En fait, je n'ai qu'une réserve à formuler à l'égard de Schumacher: son comportement au volant dès qu'il se trouve en difficulté. Pour moi, c'est simple. Un pilote qui commet une erreur doit accepter la sanction qui en découle: perdre une place ou deux. Mais maintenant, l'auteur de la pole traverse la piste en diagonale pour aller bloquer celui qui a pris un meilleur départ que lui. Schumacher a donné le ton: cette manœuvre ultradéfensive, dangereuse même, est désormais admise en F1. Une ligne de démarcation est aujourd'hui tracée entre les pilotes: d'un côté, ceux qui sont prêts à tout pour gagner, comme Michael. De l'autre, ceux qui ne le sont pas, comme Coulthard, par exemple. Je connais bien David. Je sais qu'il a bloqué Schumacher l'an dernier lors du départ à Hockenheim. Mais ce type de réaction n'est pas dans sa nature. J'étais dans le même cas que lui. Un jour, Schumacher tombera sur un os. Il coupera au départ la trajectoire d'un Villeneuve ou d'un Montoya. Qui ne se laisseront pas faire. Et à dater de ce jour, Michael perdra l'ascendant qu'il exerce sur ses adversaires...

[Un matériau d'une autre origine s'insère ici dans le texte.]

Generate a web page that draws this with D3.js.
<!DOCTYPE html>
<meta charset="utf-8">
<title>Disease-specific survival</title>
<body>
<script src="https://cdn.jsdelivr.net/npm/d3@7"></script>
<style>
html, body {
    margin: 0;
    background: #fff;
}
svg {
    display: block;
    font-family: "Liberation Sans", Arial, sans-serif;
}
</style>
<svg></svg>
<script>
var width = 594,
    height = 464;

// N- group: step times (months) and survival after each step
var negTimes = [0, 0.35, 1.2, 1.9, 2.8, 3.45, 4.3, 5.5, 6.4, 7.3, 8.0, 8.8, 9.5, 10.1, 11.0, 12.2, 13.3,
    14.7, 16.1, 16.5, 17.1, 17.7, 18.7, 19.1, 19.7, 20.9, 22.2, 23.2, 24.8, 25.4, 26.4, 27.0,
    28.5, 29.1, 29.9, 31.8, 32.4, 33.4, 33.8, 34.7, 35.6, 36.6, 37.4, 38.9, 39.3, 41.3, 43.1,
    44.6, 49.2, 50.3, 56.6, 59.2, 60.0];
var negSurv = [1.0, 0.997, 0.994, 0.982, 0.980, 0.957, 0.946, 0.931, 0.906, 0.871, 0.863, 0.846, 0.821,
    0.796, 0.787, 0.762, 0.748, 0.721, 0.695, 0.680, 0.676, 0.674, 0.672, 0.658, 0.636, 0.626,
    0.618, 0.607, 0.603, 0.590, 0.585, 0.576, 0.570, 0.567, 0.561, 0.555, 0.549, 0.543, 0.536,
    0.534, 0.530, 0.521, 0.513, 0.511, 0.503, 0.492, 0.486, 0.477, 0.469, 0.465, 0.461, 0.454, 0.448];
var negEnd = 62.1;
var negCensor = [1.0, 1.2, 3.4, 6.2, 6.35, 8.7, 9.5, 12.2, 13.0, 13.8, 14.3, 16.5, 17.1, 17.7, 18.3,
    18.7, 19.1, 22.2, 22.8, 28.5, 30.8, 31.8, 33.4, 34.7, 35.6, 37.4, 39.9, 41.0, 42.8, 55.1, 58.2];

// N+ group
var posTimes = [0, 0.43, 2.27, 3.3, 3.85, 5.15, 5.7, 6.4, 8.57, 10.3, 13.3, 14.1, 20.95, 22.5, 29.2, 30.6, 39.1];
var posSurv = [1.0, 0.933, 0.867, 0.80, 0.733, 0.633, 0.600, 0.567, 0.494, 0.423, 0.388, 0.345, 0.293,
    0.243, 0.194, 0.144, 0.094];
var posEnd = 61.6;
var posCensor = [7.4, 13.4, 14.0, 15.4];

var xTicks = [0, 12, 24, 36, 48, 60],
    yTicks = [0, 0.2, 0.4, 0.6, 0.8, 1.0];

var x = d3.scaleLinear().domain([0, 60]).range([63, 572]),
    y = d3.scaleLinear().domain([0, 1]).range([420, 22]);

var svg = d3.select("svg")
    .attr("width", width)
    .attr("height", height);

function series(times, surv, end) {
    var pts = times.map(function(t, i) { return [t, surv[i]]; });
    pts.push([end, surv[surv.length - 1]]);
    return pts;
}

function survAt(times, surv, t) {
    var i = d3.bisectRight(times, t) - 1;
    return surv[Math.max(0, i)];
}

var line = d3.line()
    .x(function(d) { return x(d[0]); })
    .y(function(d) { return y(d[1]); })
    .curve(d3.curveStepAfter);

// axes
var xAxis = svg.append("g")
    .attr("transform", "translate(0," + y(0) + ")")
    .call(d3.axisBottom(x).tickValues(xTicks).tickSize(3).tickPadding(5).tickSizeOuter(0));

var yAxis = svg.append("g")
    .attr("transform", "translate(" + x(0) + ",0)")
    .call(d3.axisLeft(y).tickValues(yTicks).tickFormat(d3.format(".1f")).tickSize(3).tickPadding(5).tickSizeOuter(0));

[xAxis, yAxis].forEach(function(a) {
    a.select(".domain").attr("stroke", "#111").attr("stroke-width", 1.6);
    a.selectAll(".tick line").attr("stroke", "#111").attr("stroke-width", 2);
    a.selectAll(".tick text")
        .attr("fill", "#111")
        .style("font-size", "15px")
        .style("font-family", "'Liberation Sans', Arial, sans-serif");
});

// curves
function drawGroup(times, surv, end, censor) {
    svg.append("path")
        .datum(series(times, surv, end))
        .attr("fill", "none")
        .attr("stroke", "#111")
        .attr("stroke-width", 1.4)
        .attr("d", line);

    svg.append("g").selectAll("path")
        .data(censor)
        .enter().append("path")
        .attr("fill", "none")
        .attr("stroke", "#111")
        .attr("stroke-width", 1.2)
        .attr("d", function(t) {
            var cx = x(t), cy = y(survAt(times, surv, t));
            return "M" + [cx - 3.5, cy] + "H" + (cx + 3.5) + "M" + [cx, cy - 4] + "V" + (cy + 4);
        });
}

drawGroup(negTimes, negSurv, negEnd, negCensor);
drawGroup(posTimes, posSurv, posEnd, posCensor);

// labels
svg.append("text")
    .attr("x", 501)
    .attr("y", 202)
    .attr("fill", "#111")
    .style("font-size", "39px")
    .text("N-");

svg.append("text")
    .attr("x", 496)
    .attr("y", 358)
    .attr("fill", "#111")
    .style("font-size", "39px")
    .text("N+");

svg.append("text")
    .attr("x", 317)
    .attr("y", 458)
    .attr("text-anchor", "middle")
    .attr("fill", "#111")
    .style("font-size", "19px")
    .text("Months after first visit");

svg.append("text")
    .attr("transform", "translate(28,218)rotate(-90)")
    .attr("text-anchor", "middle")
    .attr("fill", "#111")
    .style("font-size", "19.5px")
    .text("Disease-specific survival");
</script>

A mon sens, la différence entre Michael et le reste des pilotes n'est pas aussi importante que les gens le croient. C'est la situation globale qui joue en faveur de Schumacher, et en défaveur de ses adversaires. Chez McLaren, Häkkinen se bat contre Coulthard. Chez Williams, Ralf Schumacher se bat contre Montoya. Et chaque pilote prend tour à tour l'avantage sur l'autre. Ces deux écuries ont aussi des problèmes de fiabilité, et commettent parfois des erreurs tactiques. Chez Ferrari, la copie est parfaite: pas la moindre faiblesse dans l'armure, et Schumacher clairement installé dans une fonction de premier pilote. Psychologiquement, ça lui simplifie la vie, et complique celle de ses rivaux.
En talent pur, je suis persuadé que Schumacher n'évolue pas cent coudées au-dessus des autres pilotes de F1. Mais il a su créer une situation, un environnement, un système dans lesquels il est extrêmement difficile à battre. Le mérite lui en revient : il a mis tous les atouts de son côté. Et ça, c'est ce que j'admire le plus en lui.